April 27, 2014

Niece’s First Passover

Posted in Interfaith, Judaism at 6:49 pm by chavalah

Seder plate and hagaddah at my family seder

Seder plate and hagaddahs at my family seder

Passover 5774 is now behind us (in EST time, tonight is the 13th day of the Omer,) so time to assess my thoughts. I believe, or at least this has been my experience, that this holiday is the most awkward one for an interfaith/non-religious family, and I happen to come from both. Most of the rest of the important holidays center around the synagogue, so I can basically ignore what my relatives are doing and be enveloped in my shul. But Passover is a family affair, meant to be commemorated around the dinner table. There’s no getting around celebrating, or not celebrating as a unit.

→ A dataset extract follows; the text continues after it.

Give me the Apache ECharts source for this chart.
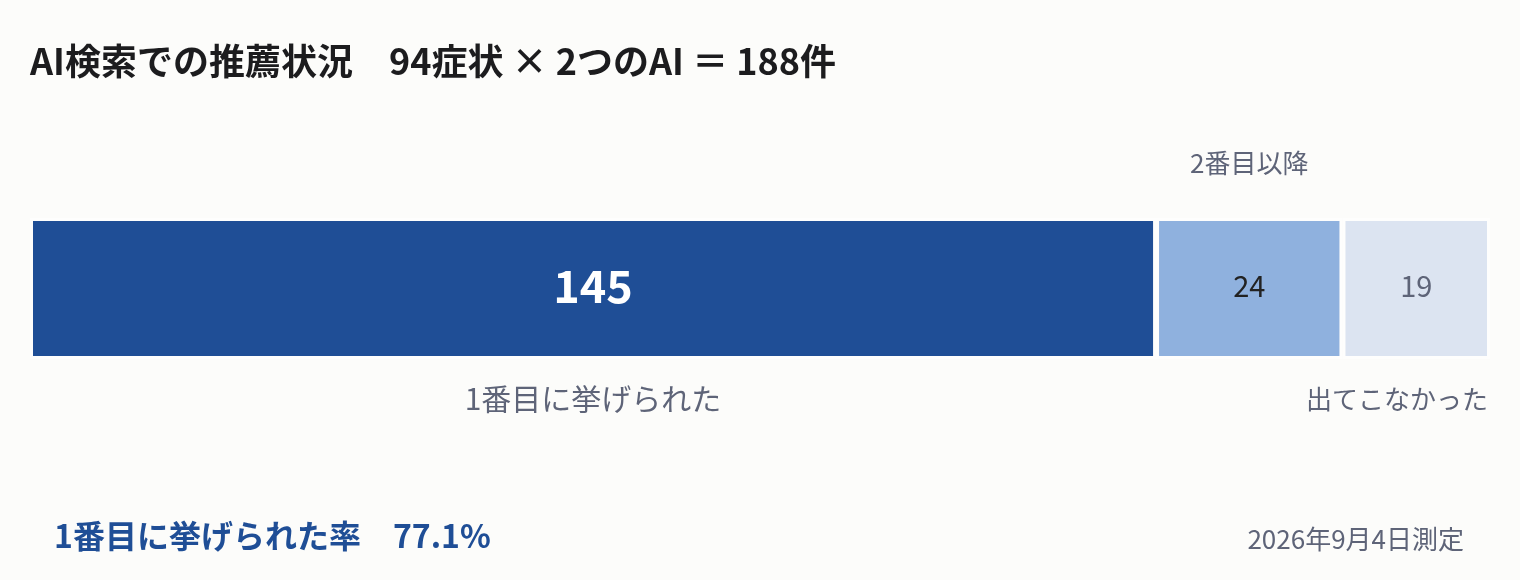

My family seder was less of a seder and more of a Passover-foodie dinner with a seder plate in the middle. I found, and printed out, a six-page Haggadah filled with a few parody songs; after the meal, we skipped around belting a few lyrics here or there, as led by my sister. That was about it. This is probably a good place to extend thanks to friends who invited me to their house for the second night seder, where I could actually take part in some of the ritualistic aspects of the holiday.

The big attraction of the evening was my niece. At five months old, this was her first Passover. As we cooked and prepared, we regaled in our usual activities with her—holding and playing and feeding and being awed by her presence. We also got to FaceTime with our family in Kansas, just before their own seder, and it was a real treat, as some of them had yet to see the baby. I did check out some holiday books from the library, but unfortunately my niece was too fussy for reading.

All in all, I have to believe that her first Passover was a success. As one of the more religiously and culturally inclined Jews of my family, what I want for my niece is to have a sense of comfort and hereditary acknowledgement of Jewish expression. We may not have done a full seder, but I feel comfortable that she will grow up with an annual meal involving matzah, gefilte fish, and my mother’s set up seder plate. She can take it from there.

In broader world news, the day of our seder meal actually coincided with the attacks at the Jewish Community Center and nursing home in Overland Park, near to where some of my family lives. Antisemitism happens all of the time, but for me this one probably hit closest to home. As part of a personal expression of solidarity, I changed my Facebook image for all of Passover to the JCC logo. More importantly, I kept up with reading essays trying to deal with the tragedy; this one is my favorite. It’s good to know the ways in which hatred can’t win, that we will rise up in friendship and camaraderie, and learn to embrace and celebrate our differences.

Chag sameach, and I hope that all of you who celebrated had meaningful experiences with your loved ones.